Сначала рассмотрим, каким образом Гегель превращает (выворачивает) равенство в неравенство. «То, что граждане перед законом равны, — признает Гегель12.39, — содержит в себе высокую истину, которая, однако, будучи выражена таким образом, есть тавтология; ибо этим высказано только то, что вообще в государстве имеет силу законный порядок, господствуют законы. Но в отношении к конкретному граждане… равны перед законом только в том, в чем они и вообще равны вне его. Только существующее каким бы там ни было образом, случайное равенство имущества, возраста… может и должно сделать конкретно возможным обращаться со всеми гражданами одинаково перед лицом закона… Сами законы… предполагают состояние неравенства… Следует сказать, что как раз высокое развитие и культура новейших государств порождают в действительности величайшее конкретное неравенство индивидуумов…»

В этом описании гегелевсхого превращения (выворачивания) «великой истины» эгалитаризма в ее противоположность я коренным образом сократил его аргументацию и должен предупредить читателя, что буду делать то же самое на протяжении всей этой главы. Дело в том, что только таким образом вообще возможно представить в доступной для чтения форме «цветы красноречия» Гегеля и его полет мысли (который, без сомнения, имеет патологическую природу12.40).

Теперь мы можем рассмотреть проблему свободы. «Что касается свободы, — пишет Гегель, — в былое время определенные законом права — как частные, так и публичные права нации, города и т. д. — назывались их свободами.
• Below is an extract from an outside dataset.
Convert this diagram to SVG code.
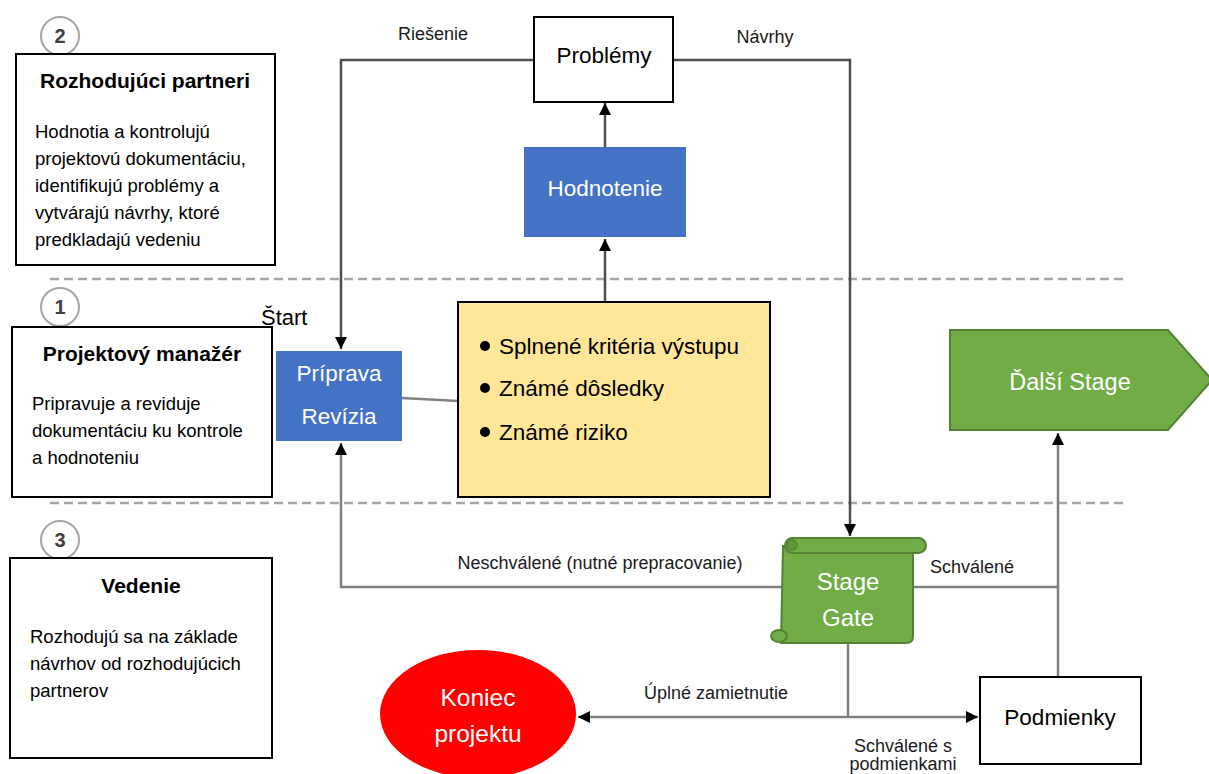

И действительно, каждый истинный закон есть [некая] свобода, ибо он заключает в себе разумное определение… и тем самым содержание свободы». Этот аргумент, который имеет целью показать, что «свобода» — это то же самое, что и «свободы», а, следовательно, то же самое, что и «закон», из чего следует, что чем больше законов, тем больше свободы. Все это — не что иное, как неуклюжая формулировка (неуклюжая, потому что она основана на некоторого рода каламбуре) парадокса свободы, впервые открытого Платоном и кратко обсуждавшегося ранее12.41. Этот парадокс может быть сформулирован следующим образом: неограниченная свобода ведет к своей противоположности, поскольку без защиты и ограничения со стороны закона свобода необходимо приводит к тирании сильных над слабыми. Этот парадокс, в смутной форме восстановленный Руссо, был разрешен Кантом, который потребовал, чтобы свобода каждого человека была ограничена, но не далее тех пределов, которые необходимы для обеспечения равной степени свободы для всех. Гегель, конечно, знал решение Канта, но оно ему не нравилось. Поэтому он представляет кантовский тезис, не упоминая автора, в следующей пренебрежительной манере: «Между тем нет ничего более распространенного, чем представления, что каждый должен ограничивать свою свободу в отношении свободы других, что государство есть состояние этого взаимного ограничения и законы суть сами эти ограничения. В таких представлениях, — продолжает он критику кантовской теории, — свобода понимается только как случайная прихоть и произвол». При помощи этого загадочного замечания отбрасывается кантовская эгалитарная теория справедливости.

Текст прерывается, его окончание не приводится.